WHAT IS EXPECTED -
Select each line where the word "matplotlib" appears.

THE INPUT -
(begin)
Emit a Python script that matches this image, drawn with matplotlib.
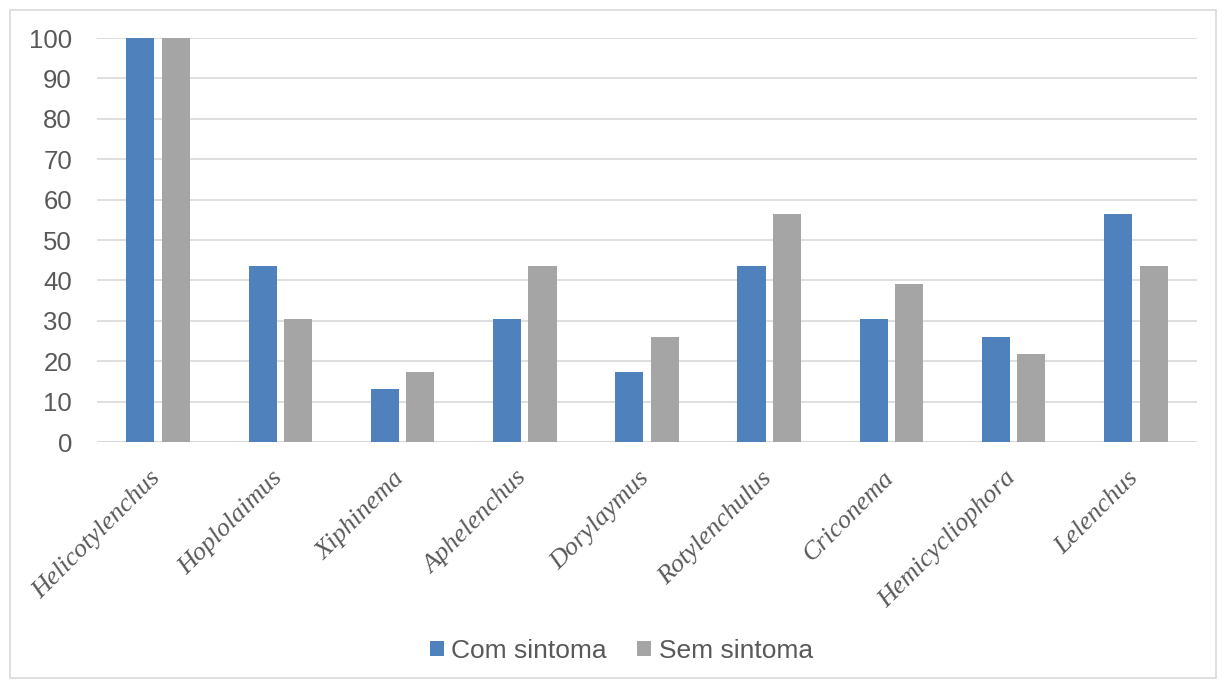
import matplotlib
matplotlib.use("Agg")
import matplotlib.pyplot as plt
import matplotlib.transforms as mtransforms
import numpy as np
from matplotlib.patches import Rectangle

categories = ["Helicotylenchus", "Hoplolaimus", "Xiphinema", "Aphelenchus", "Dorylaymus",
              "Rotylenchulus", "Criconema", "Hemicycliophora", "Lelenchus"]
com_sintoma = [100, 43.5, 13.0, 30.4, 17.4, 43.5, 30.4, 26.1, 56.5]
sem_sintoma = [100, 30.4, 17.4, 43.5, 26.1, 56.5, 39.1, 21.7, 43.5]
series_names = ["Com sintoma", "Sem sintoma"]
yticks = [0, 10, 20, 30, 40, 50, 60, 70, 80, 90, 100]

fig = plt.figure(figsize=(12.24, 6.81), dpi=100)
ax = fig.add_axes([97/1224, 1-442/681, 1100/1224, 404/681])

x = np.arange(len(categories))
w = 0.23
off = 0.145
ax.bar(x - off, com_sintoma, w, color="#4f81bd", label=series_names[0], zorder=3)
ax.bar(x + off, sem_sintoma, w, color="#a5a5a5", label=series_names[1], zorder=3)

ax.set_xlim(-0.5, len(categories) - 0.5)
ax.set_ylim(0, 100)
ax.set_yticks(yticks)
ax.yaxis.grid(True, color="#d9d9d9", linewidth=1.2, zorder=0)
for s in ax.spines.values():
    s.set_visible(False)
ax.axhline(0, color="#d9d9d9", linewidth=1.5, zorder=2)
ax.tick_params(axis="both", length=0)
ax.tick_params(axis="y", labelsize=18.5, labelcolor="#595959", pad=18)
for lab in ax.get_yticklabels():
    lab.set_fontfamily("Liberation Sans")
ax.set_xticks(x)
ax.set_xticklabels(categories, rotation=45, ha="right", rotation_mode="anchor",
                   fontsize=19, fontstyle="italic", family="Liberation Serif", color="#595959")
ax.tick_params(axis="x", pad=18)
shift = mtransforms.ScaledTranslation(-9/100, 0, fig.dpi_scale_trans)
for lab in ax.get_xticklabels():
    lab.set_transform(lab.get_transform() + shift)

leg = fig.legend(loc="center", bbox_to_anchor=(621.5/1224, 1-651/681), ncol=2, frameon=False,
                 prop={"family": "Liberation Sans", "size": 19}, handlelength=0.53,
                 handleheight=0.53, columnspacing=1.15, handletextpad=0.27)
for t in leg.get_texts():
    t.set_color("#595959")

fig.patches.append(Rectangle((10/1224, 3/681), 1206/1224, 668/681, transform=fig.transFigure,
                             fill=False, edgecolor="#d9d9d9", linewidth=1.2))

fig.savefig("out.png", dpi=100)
(end)
(begin)
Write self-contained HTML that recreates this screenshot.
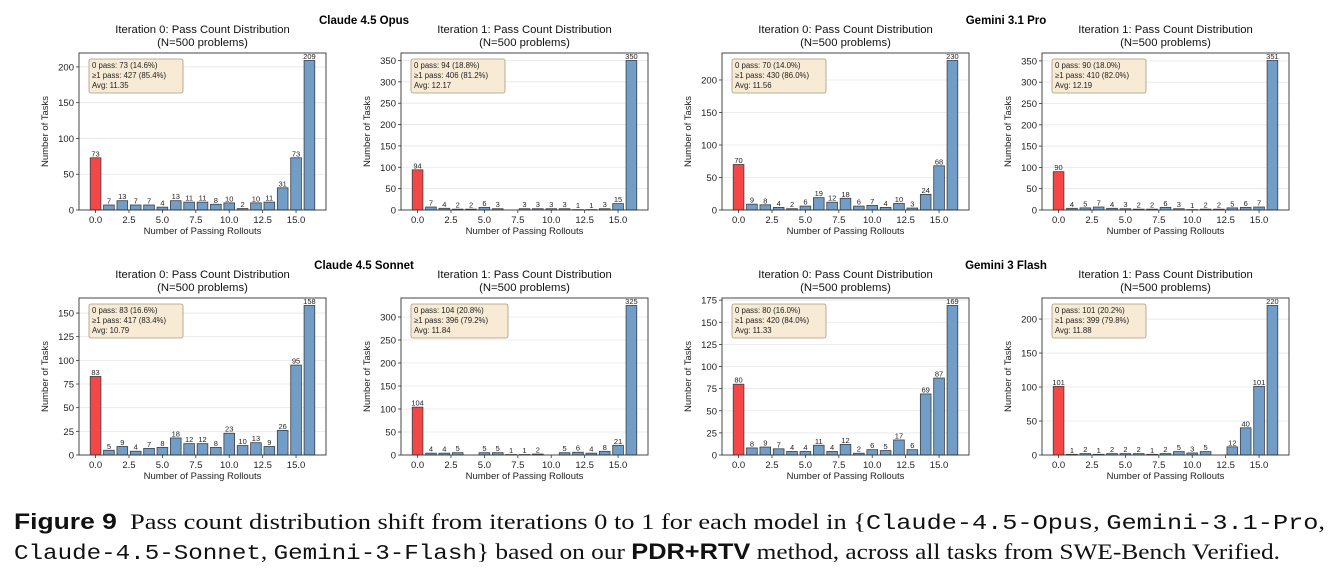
(end)
FULL ANSWER -
Emit a Python script that matches this image, drawn with matplotlib.
import matplotlib
matplotlib.use("Agg")
import matplotlib.pyplot as plt
import matplotlib.transforms as mtransforms
from matplotlib.patches import Rectangle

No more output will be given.